* OBJECTIVE *
Leave out the pictures, then reproduce the rest of the material exactly.

**********

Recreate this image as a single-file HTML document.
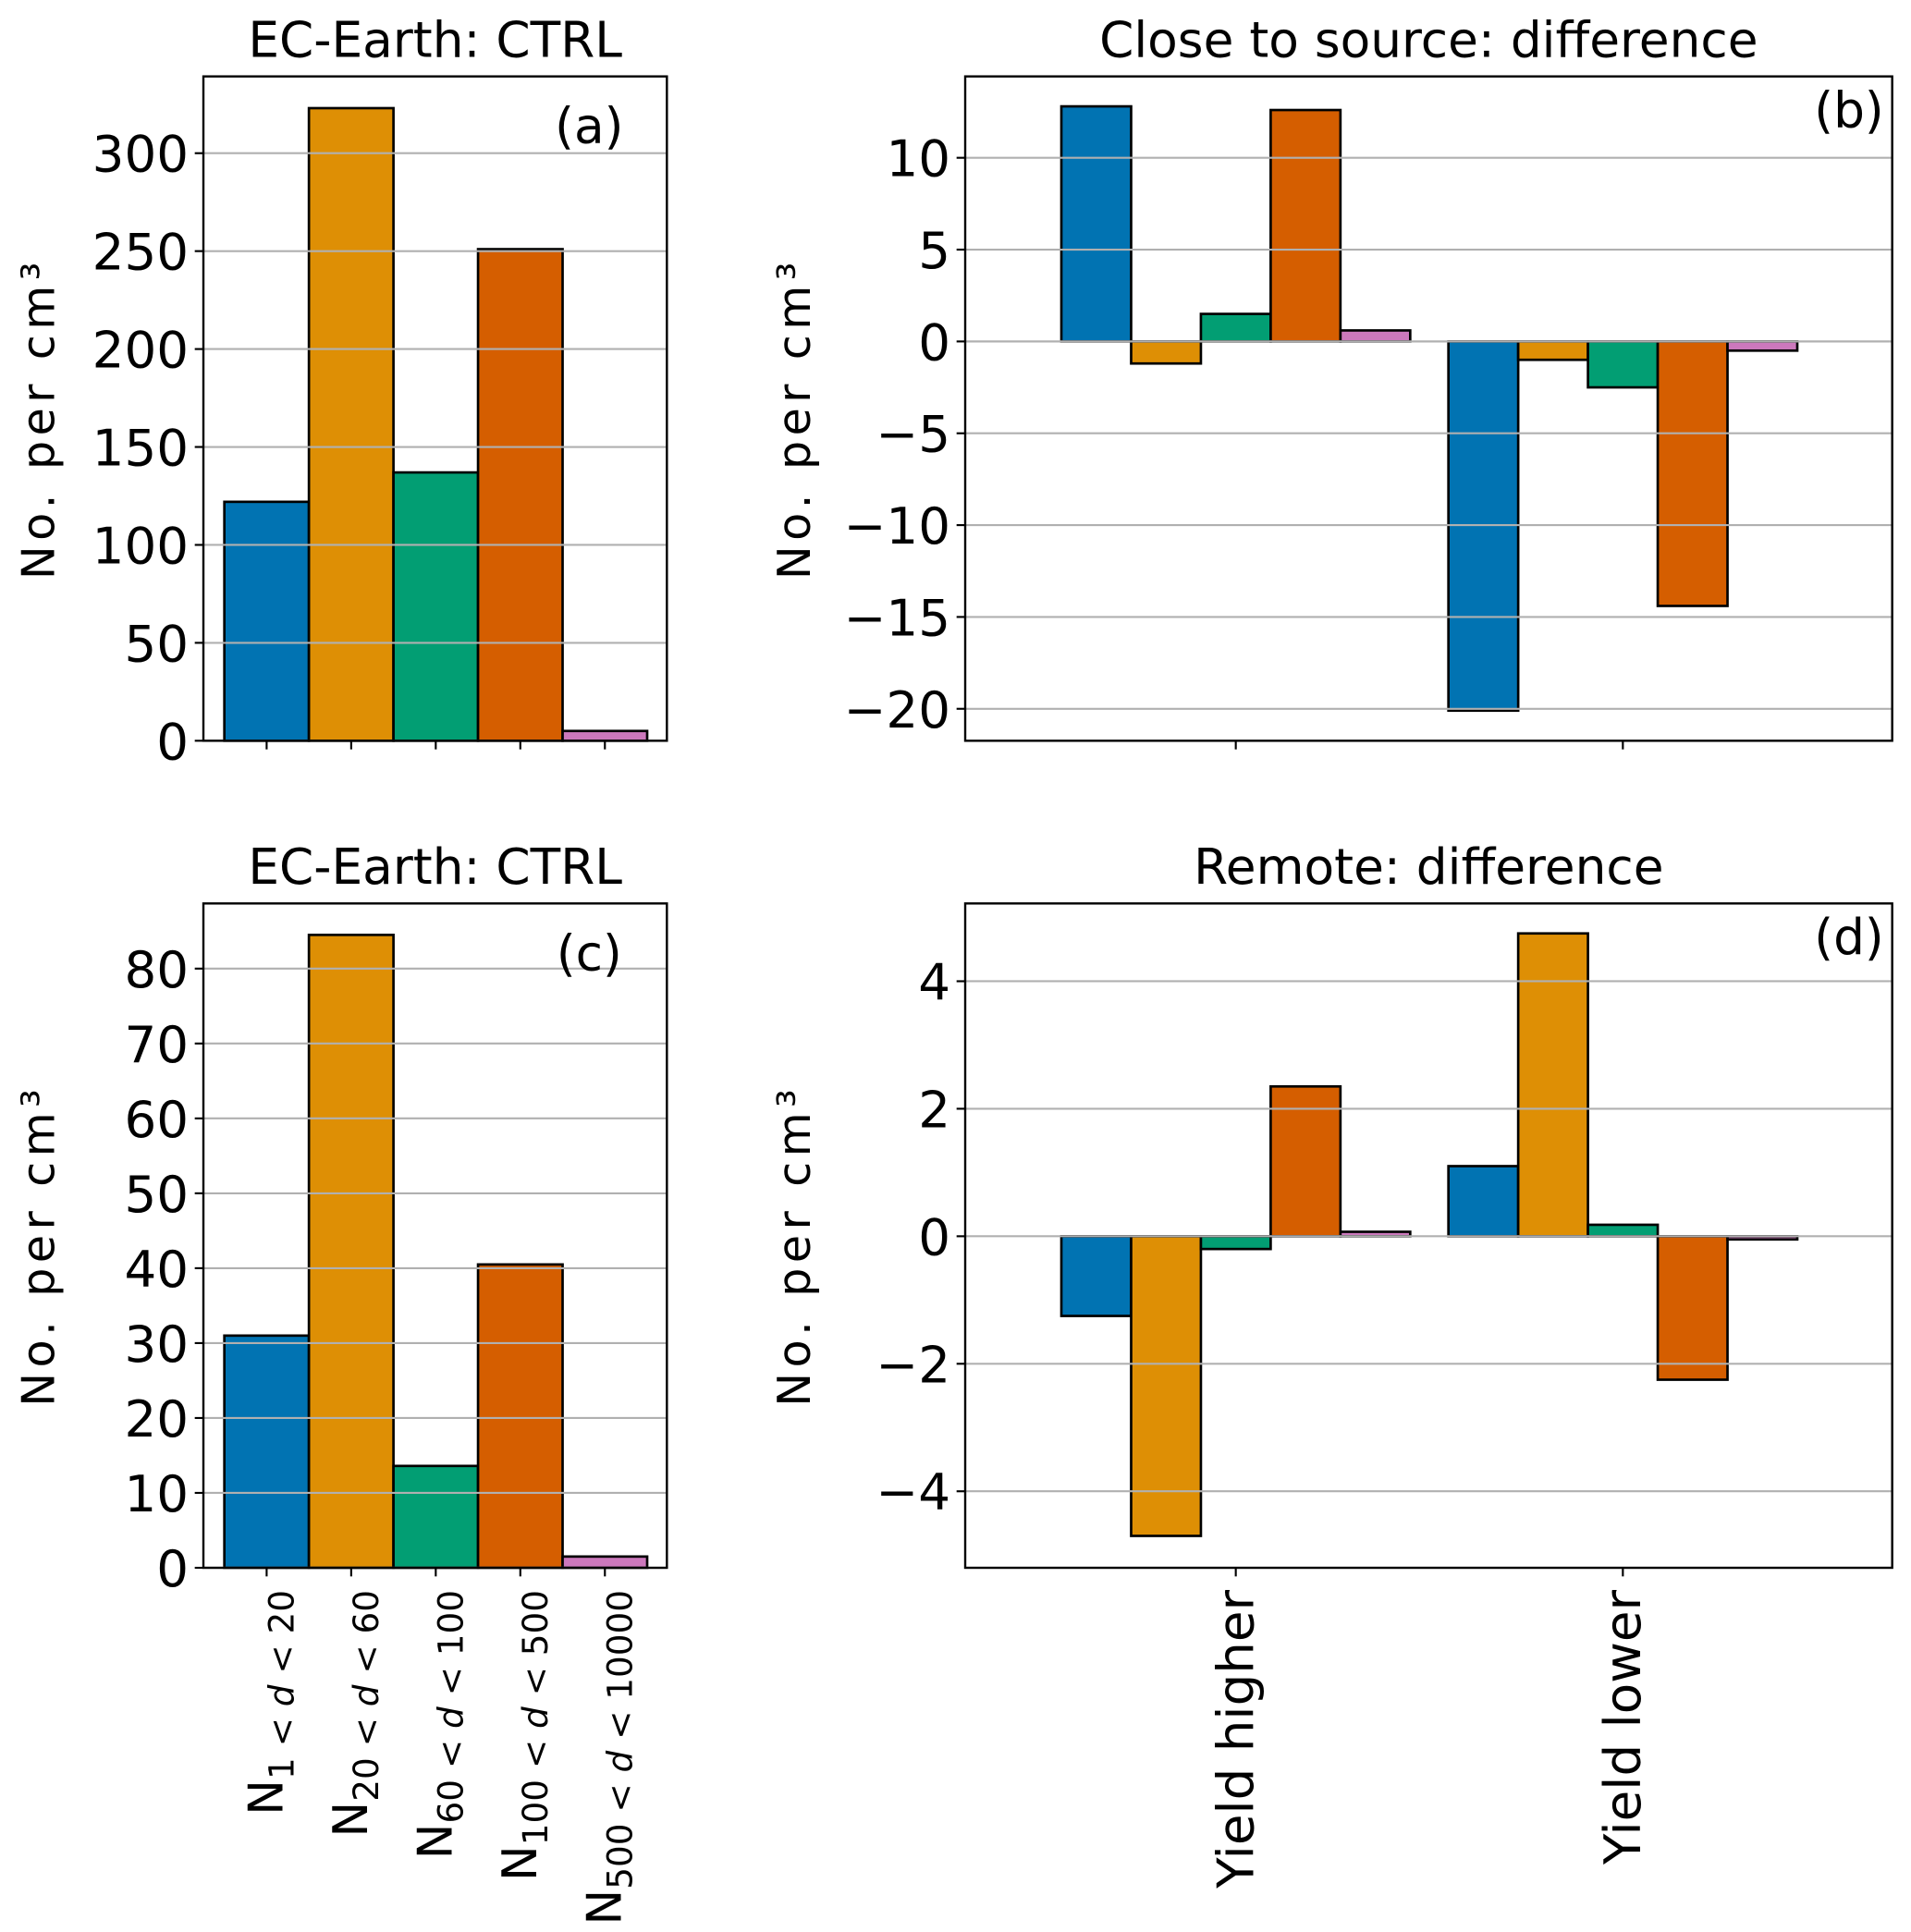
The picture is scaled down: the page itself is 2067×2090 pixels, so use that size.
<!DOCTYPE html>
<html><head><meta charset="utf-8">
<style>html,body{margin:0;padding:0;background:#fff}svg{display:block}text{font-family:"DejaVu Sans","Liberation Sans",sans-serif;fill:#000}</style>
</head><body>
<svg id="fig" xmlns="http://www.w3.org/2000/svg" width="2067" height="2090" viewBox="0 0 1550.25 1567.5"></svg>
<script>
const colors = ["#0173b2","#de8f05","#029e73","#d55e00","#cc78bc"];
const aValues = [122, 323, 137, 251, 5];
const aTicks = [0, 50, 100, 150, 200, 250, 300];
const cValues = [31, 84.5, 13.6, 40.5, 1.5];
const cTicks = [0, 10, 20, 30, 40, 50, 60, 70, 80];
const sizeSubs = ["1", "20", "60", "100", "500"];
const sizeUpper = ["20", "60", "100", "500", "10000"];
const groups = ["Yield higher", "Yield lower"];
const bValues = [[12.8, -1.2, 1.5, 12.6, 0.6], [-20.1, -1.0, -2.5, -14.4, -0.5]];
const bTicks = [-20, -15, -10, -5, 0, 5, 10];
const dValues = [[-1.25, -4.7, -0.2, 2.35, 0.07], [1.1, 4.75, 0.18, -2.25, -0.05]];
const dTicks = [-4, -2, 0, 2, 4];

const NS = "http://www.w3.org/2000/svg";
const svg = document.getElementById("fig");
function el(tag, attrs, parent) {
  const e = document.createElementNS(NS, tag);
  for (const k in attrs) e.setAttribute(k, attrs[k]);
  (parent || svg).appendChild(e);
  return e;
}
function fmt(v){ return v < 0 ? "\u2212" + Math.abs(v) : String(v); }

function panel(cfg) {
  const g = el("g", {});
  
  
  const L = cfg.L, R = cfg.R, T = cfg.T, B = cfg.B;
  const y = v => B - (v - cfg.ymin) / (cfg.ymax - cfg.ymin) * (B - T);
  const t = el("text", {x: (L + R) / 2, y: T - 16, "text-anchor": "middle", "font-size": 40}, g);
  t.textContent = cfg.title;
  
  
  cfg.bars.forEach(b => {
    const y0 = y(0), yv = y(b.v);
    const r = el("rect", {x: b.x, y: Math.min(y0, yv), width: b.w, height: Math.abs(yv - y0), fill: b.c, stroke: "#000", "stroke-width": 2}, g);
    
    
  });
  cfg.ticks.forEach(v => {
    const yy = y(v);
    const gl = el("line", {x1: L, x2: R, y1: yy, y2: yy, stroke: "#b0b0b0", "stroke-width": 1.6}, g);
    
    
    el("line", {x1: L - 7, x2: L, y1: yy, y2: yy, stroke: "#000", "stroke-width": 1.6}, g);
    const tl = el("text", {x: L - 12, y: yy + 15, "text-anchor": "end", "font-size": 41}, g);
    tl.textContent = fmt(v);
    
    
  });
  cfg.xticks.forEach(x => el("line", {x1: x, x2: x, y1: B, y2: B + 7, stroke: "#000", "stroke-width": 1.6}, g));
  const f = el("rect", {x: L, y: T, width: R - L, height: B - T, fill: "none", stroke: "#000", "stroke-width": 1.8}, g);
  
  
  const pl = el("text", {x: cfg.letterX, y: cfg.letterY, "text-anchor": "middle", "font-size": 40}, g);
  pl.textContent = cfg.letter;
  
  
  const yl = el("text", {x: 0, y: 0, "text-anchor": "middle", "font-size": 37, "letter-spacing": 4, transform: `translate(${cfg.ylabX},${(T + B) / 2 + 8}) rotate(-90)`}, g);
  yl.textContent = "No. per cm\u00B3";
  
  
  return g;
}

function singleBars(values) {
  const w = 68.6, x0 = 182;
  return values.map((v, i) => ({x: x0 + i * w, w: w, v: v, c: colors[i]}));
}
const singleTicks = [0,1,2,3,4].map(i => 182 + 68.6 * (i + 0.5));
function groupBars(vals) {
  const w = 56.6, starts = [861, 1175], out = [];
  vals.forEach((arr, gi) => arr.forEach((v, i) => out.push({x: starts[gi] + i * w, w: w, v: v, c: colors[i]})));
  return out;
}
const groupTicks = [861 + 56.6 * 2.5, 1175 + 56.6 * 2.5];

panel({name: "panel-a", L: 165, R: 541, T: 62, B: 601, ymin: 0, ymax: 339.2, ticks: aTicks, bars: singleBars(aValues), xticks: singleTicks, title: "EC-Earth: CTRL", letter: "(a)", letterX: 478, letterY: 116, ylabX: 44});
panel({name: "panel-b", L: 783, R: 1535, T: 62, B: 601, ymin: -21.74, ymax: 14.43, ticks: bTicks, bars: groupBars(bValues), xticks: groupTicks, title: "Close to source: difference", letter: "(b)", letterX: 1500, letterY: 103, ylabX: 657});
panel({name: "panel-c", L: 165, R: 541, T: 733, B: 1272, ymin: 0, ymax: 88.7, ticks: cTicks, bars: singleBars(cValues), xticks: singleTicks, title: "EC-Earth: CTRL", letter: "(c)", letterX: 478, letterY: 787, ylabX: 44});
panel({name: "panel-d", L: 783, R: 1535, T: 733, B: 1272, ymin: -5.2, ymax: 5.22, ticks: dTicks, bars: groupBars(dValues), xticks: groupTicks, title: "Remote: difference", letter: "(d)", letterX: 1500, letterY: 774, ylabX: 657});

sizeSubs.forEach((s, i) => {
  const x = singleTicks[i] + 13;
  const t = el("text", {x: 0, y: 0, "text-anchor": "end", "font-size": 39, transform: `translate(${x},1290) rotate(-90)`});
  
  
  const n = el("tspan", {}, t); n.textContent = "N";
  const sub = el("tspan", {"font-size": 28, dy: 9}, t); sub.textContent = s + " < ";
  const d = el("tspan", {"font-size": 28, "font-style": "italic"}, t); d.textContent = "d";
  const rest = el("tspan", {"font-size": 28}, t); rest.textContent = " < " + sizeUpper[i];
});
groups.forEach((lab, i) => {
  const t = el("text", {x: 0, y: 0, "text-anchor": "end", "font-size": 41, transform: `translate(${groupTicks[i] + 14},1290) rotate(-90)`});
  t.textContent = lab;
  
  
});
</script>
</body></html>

**********

* FINAL RESULT *
Recreate this image as a single-file HTML document.
The picture is scaled down: the page itself is 2067×2090 pixels, so use that size.
<!DOCTYPE html>
<html><head><meta charset="utf-8">
<style>html,body{margin:0;padding:0;background:#fff}svg{display:block}text{font-family:"DejaVu Sans","Liberation Sans",sans-serif;fill:#000}</style>
</head><body>
<svg id="fig" xmlns="http://www.w3.org/2000/svg" width="2067" height="2090" viewBox="0 0 1550.25 1567.5"></svg>
<script>
const colors = ["#0173b2","#de8f05","#029e73","#d55e00","#cc78bc"];
const aValues = [122, 323, 137, 251, 5];
const aTicks = [0, 50, 100, 150, 200, 250, 300];
const cValues = [31, 84.5, 13.6, 40.5, 1.5];
const cTicks = [0, 10, 20, 30, 40, 50, 60, 70, 80];
const sizeSubs = ["1", "20", "60", "100", "500"];
const sizeUpper = ["20", "60", "100", "500", "10000"];
const groups = ["Yield higher", "Yield lower"];
const bValues = [[12.8, -1.2, 1.5, 12.6, 0.6], [-20.1, -1.0, -2.5, -14.4, -0.5]];
const bTicks = [-20, -15, -10, -5, 0, 5, 10];
const dValues = [[-1.25, -4.7, -0.2, 2.35, 0.07], [1.1, 4.75, 0.18, -2.25, -0.05]];
const dTicks = [-4, -2, 0, 2, 4];

const NS = "http://www.w3.org/2000/svg";
const svg = document.getElementById("fig");
function el(tag, attrs, parent) {
  const e = document.createElementNS(NS, tag);
  for (const k in attrs) e.setAttribute(k, attrs[k]);
  (parent || svg).appendChild(e);
  return e;
}
function fmt(v){ return v < 0 ? "\u2212" + Math.abs(v) : String(v); }

function panel(cfg) {
  const g = el("g", {});
  
  
  const L = cfg.L, R = cfg.R, T = cfg.T, B = cfg.B;
  const y = v => B - (v - cfg.ymin) / (cfg.ymax - cfg.ymin) * (B - T);
  const t = el("text", {x: (L + R) / 2, y: T - 16, "text-anchor": "middle", "font-size": 40}, g);
  t.textContent = cfg.title;
  
  
  cfg.bars.forEach(b => {
    const y0 = y(0), yv = y(b.v);
    const r = el("rect", {x: b.x, y: Math.min(y0, yv), width: b.w, height: Math.abs(yv - y0), fill: b.c, stroke: "#000", "stroke-width": 2}, g);
    
    
  });
  cfg.ticks.forEach(v => {
    const yy = y(v);
    const gl = el("line", {x1: L, x2: R, y1: yy, y2: yy, stroke: "#b0b0b0", "stroke-width": 1.6}, g);
    
    
    el("line", {x1: L - 7, x2: L, y1: yy, y2: yy, stroke: "#000", "stroke-width": 1.6}, g);
    const tl = el("text", {x: L - 12, y: yy + 15, "text-anchor": "end", "font-size": 41}, g);
    tl.textContent = fmt(v);
    
    
  });
  cfg.xticks.forEach(x => el("line", {x1: x, x2: x, y1: B, y2: B + 7, stroke: "#000", "stroke-width": 1.6}, g));
  const f = el("rect", {x: L, y: T, width: R - L, height: B - T, fill: "none", stroke: "#000", "stroke-width": 1.8}, g);
  
  
  const pl = el("text", {x: cfg.letterX, y: cfg.letterY, "text-anchor": "middle", "font-size": 40}, g);
  pl.textContent = cfg.letter;
  
  
  const yl = el("text", {x: 0, y: 0, "text-anchor": "middle", "font-size": 37, "letter-spacing": 4, transform: `translate(${cfg.ylabX},${(T + B) / 2 + 8}) rotate(-90)`}, g);
  yl.textContent = "No. per cm\u00B3";
  
  
  return g;
}

function singleBars(values) {
  const w = 68.6, x0 = 182;
  return values.map((v, i) => ({x: x0 + i * w, w: w, v: v, c: colors[i]}));
}
const singleTicks = [0,1,2,3,4].map(i => 182 + 68.6 * (i + 0.5));
function groupBars(vals) {
  const w = 56.6, starts = [861, 1175], out = [];
  vals.forEach((arr, gi) => arr.forEach((v, i) => out.push({x: starts[gi] + i * w, w: w, v: v, c: colors[i]})));
  return out;
}
const groupTicks = [861 + 56.6 * 2.5, 1175 + 56.6 * 2.5];

panel({name: "panel-a", L: 165, R: 541, T: 62, B: 601, ymin: 0, ymax: 339.2, ticks: aTicks, bars: singleBars(aValues), xticks: singleTicks, title: "EC-Earth: CTRL", letter: "(a)", letterX: 478, letterY: 116, ylabX: 44});
panel({name: "panel-b", L: 783, R: 1535, T: 62, B: 601, ymin: -21.74, ymax: 14.43, ticks: bTicks, bars: groupBars(bValues), xticks: groupTicks, title: "Close to source: difference", letter: "(b)", letterX: 1500, letterY: 103, ylabX: 657});
panel({name: "panel-c", L: 165, R: 541, T: 733, B: 1272, ymin: 0, ymax: 88.7, ticks: cTicks, bars: singleBars(cValues), xticks: singleTicks, title: "EC-Earth: CTRL", letter: "(c)", letterX: 478, letterY: 787, ylabX: 44});
panel({name: "panel-d", L: 783, R: 1535, T: 733, B: 1272, ymin: -5.2, ymax: 5.22, ticks: dTicks, bars: groupBars(dValues), xticks: groupTicks, title: "Remote: difference", letter: "(d)", letterX: 1500, letterY: 774, ylabX: 657});

sizeSubs.forEach((s, i) => {
  const x = singleTicks[i] + 13;
  const t = el("text", {x: 0, y: 0, "text-anchor": "end", "font-size": 39, transform: `translate(${x},1290) rotate(-90)`});
  
  
  const n = el("tspan", {}, t); n.textContent = "N";
  const sub = el("tspan", {"font-size": 28, dy: 9}, t); sub.textContent = s + " < ";
  const d = el("tspan", {"font-size": 28, "font-style": "italic"}, t); d.textContent = "d";
  const rest = el("tspan", {"font-size": 28}, t); rest.textContent = " < " + sizeUpper[i];
});
groups.forEach((lab, i) => {
  const t = el("text", {x: 0, y: 0, "text-anchor": "end", "font-size": 41, transform: `translate(${groupTicks[i] + 14},1290) rotate(-90)`});
  t.textContent = lab;
  
  
});
</script>
</body></html>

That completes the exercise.